Which leads me to assume that the more debased, heavily mutated sorcerers remain on the Planet of the Sorcerers, separated from Ahriman’s half of the legion.

With Magnus either absent… or turning a blind eye (see what I did there) to what's happening to his sons.


What Games Workshop Seems to Be Doing


Interestingly, I don’t think Games Workshop is that interested in pushing mutation for the Thousand Sons either.

Looking at recent releases… we got robot chickens.

Now, jokes aside, those models clearly lean into the mechanical and arcane construct side of the Legion. Which, are clearly meant to echo their empty shell, robotic undercurrents, something that foreshadows the Rubric in the Pre-Heresy books, and the adoption of automata to bolster their numbers, lead and controlled psychically via a sorcerer.

They fit.

They reinforce the idea of a Legion that replaces flesh with controlled, predictable constructs.
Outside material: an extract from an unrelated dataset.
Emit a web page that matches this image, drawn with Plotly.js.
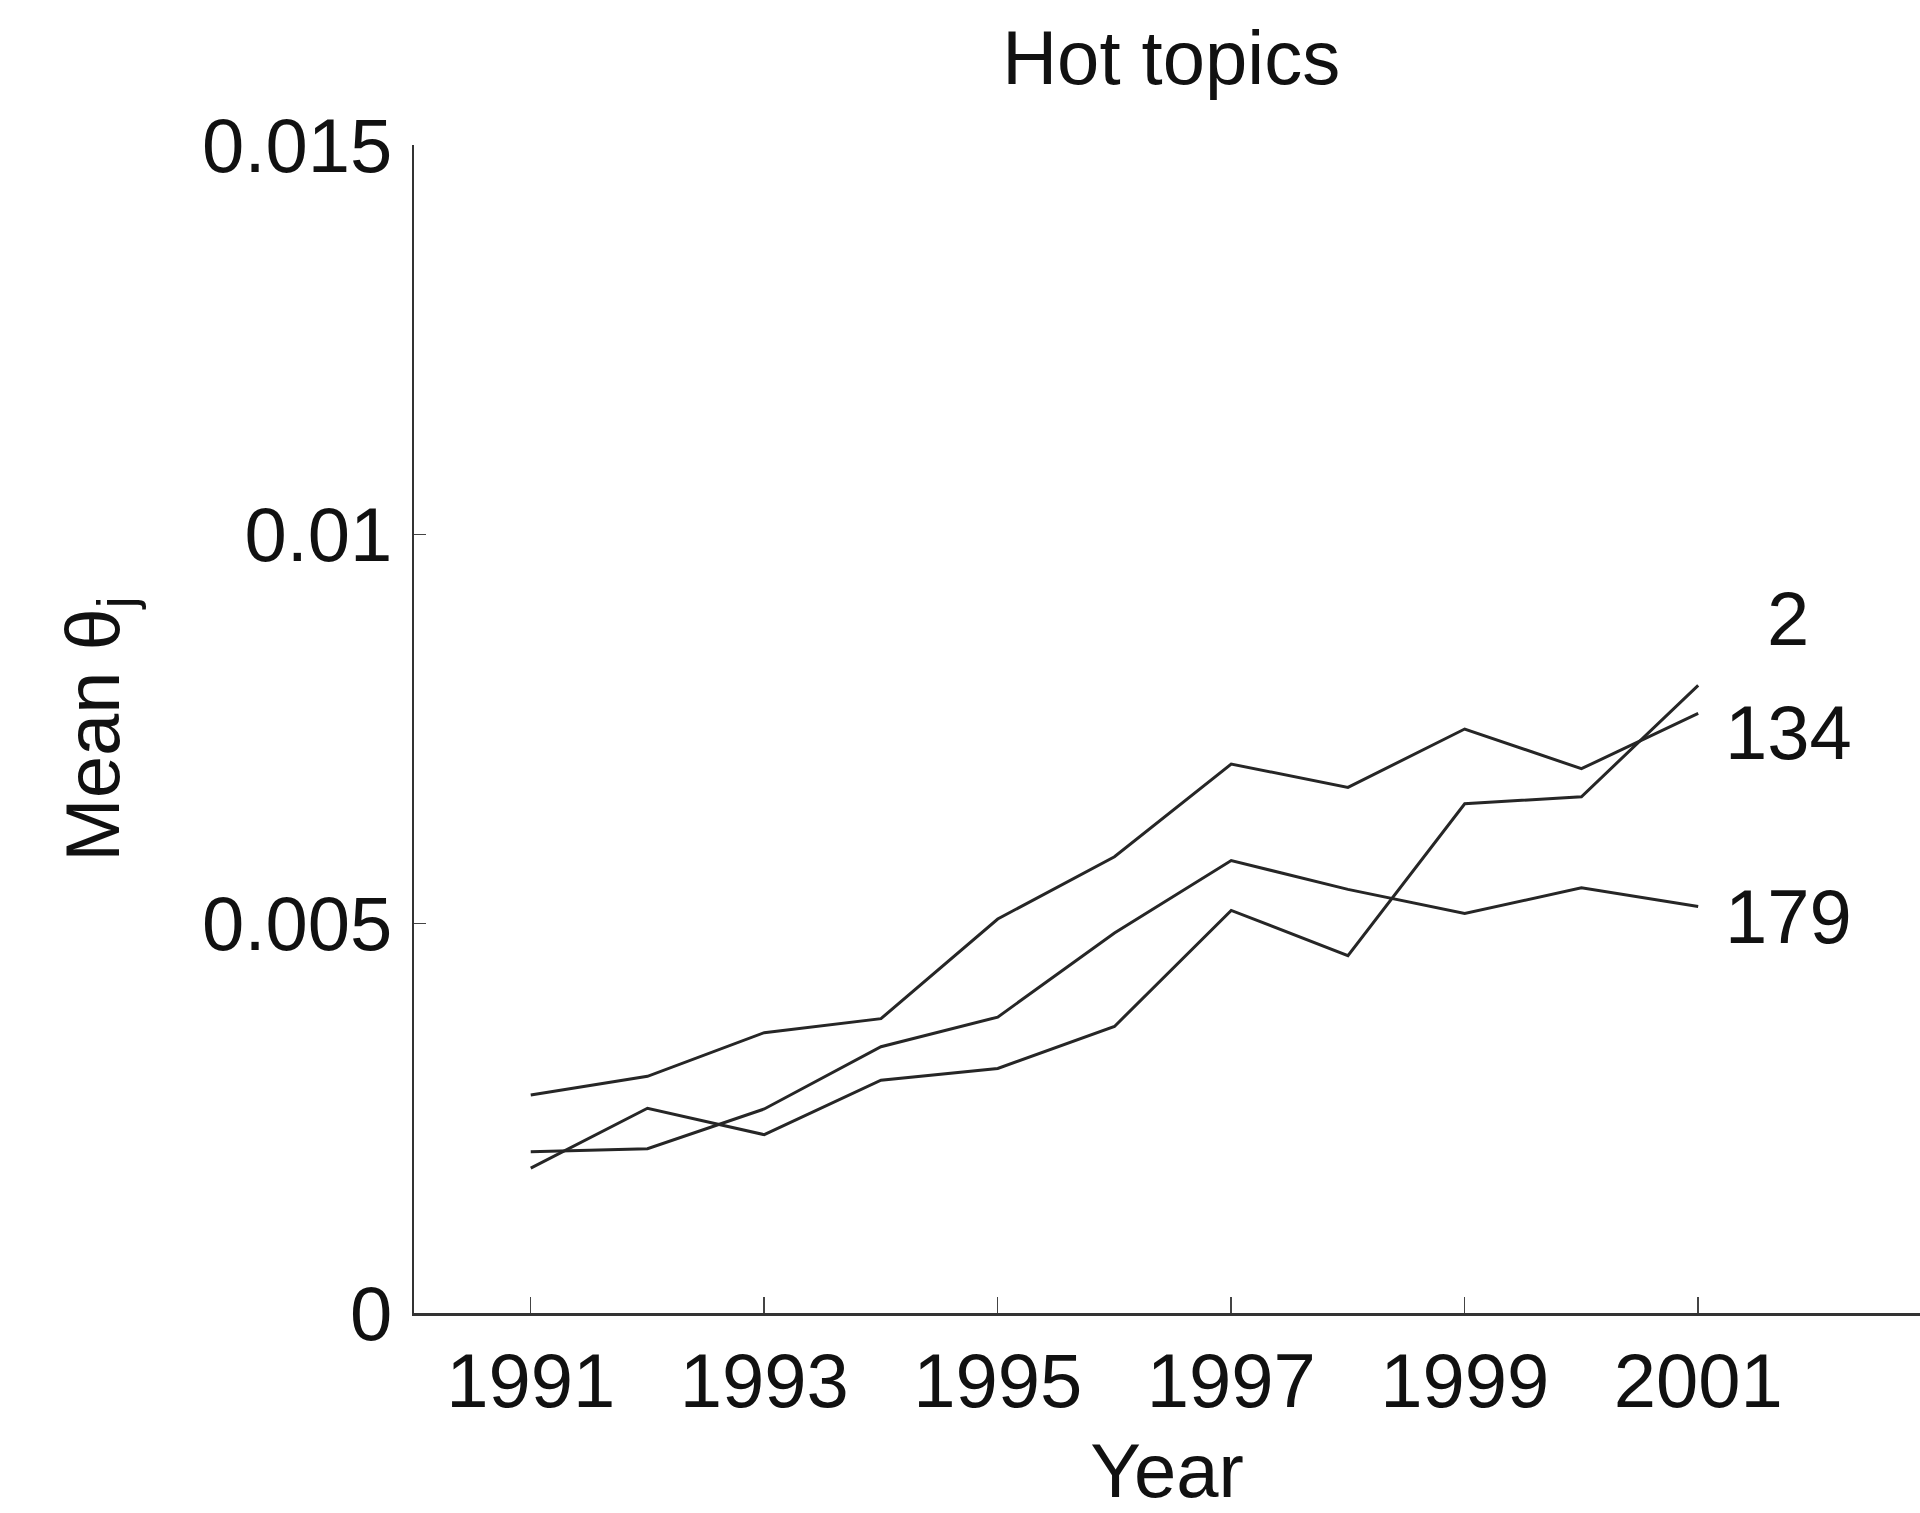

Which is exactly why, even though they were a bit disappointing as our only release last year, they still align better with Thousand Sons identity than fleshy daemon engines do.


Final Thoughts


So, while the new Defiler is undeniably a fantastic kit, and a clear upgrade for many Chaos players, it’s not for me.

At least, not for my Thousand Sons.

I’ll take:

  • Dreadnoughts over Helbrutes

  • Mechanical Defilers over fleshy ones

  • and probably need to buy the Heldrake kit now, before its replaced with a bird.


Not because the new designs are bad, but because they don’t fit the story I want my army to tell.

And that’s really what this comes down to.


A Call to Thousand Sons Players


All of these options are lore-accurate. You can run mutated engines. You can embrace the warp-twisted aesthetic.

But I’m here to make the case for something else:

Return to the original nature of the Legion.

Abandon the fleshy daemon engines.

Embrace the mechanical, the robotic and the cleanliness of white robes over sapphire and gold plate.

Your army, and its aesthetic, will be better for it.